O presente trabalho visa a expor de maneira breve algumas reflexões sobre dois princípios que sem sombra de dúvida constituem matéria de suma importância para um correto enquadramento da atividade do mediador e que, não raras às vezes são tratados de maneira indistinta pela doutrina, como se estivessem a tratar do mesmo fenômeno. Page 518

Assim é que os princípios da imparcialidade e neutralidade do mediador serão aqui tratados como verdadeiros vetores a guiarem a conduta do mediador dentro da dinâmica de um processo de mediação, ressaltando, nesse ínterim, a importância de sua efetiva observação para uma maior operosidade desse mecanismo complementar de solução de disputas 75, ainda de pouca utilização e conhecimento da comunidade jurídica nacional.
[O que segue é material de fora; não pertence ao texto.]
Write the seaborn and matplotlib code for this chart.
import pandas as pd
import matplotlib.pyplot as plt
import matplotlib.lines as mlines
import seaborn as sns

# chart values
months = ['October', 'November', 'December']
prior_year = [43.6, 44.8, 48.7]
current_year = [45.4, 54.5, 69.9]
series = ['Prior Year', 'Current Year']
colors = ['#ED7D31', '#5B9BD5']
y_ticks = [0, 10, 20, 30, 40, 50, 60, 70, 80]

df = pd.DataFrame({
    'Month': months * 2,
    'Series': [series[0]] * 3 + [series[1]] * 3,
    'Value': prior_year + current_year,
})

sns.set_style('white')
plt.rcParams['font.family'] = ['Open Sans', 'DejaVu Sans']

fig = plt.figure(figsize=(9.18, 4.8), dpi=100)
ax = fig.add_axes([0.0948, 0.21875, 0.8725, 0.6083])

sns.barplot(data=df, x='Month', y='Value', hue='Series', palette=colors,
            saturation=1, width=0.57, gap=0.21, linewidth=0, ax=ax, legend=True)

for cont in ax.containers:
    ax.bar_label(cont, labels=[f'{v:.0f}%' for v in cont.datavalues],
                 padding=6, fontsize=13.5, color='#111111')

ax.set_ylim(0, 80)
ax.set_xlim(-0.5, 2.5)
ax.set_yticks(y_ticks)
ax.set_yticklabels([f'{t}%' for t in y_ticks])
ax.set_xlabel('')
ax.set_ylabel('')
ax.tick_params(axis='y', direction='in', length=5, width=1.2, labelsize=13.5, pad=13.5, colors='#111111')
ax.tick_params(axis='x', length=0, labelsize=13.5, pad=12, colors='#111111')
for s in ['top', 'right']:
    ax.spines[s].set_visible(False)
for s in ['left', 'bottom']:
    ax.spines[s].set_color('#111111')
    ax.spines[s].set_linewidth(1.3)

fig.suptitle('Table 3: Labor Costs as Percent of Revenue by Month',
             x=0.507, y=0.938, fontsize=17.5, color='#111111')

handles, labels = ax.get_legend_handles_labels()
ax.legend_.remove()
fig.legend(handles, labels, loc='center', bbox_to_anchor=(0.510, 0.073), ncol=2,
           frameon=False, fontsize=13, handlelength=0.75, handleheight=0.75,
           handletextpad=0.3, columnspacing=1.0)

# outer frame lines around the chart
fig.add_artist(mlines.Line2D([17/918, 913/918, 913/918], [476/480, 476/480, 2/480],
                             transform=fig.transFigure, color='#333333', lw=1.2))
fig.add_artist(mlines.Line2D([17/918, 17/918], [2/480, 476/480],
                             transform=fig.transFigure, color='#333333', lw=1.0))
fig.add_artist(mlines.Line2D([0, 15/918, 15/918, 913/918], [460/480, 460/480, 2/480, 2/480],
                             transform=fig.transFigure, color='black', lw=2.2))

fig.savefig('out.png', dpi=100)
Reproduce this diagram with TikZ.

Nessa empreitada, será analisado em um primeiro momento o princípio da imparcialidade, as suas linhas gerais, os seus contornos básicos, enfim, o seu núcleo essencial, inclusive à luz da legislação estrangeira e do projeto de lei de mediação em curso no Congresso Nacional.

Em seguida, será demonstrada a importância de sua efetiva observação pelo mediador dentro de um processo de mediação em seus mais variados aspectos, bem como o alcance prático desse princípio em suas mais variadas projeções, inclusive, naquelas hipóteses que, dada a sua importância, o legislador houve por bem em elevá-las ao grau de normas jurídicas (ao menos em estado potencial, dado não existir até o presente momento uma lei em sentido formal sobre esse instituto). Page 519

Após isso, será examinado o princípio da neutralidade, mediante um confronto analítico ao conceito da imparcialidade, demonstrando, com isso, os diferentes espaços de conformação que tais postulados possuem dentro da dogmática jurídica.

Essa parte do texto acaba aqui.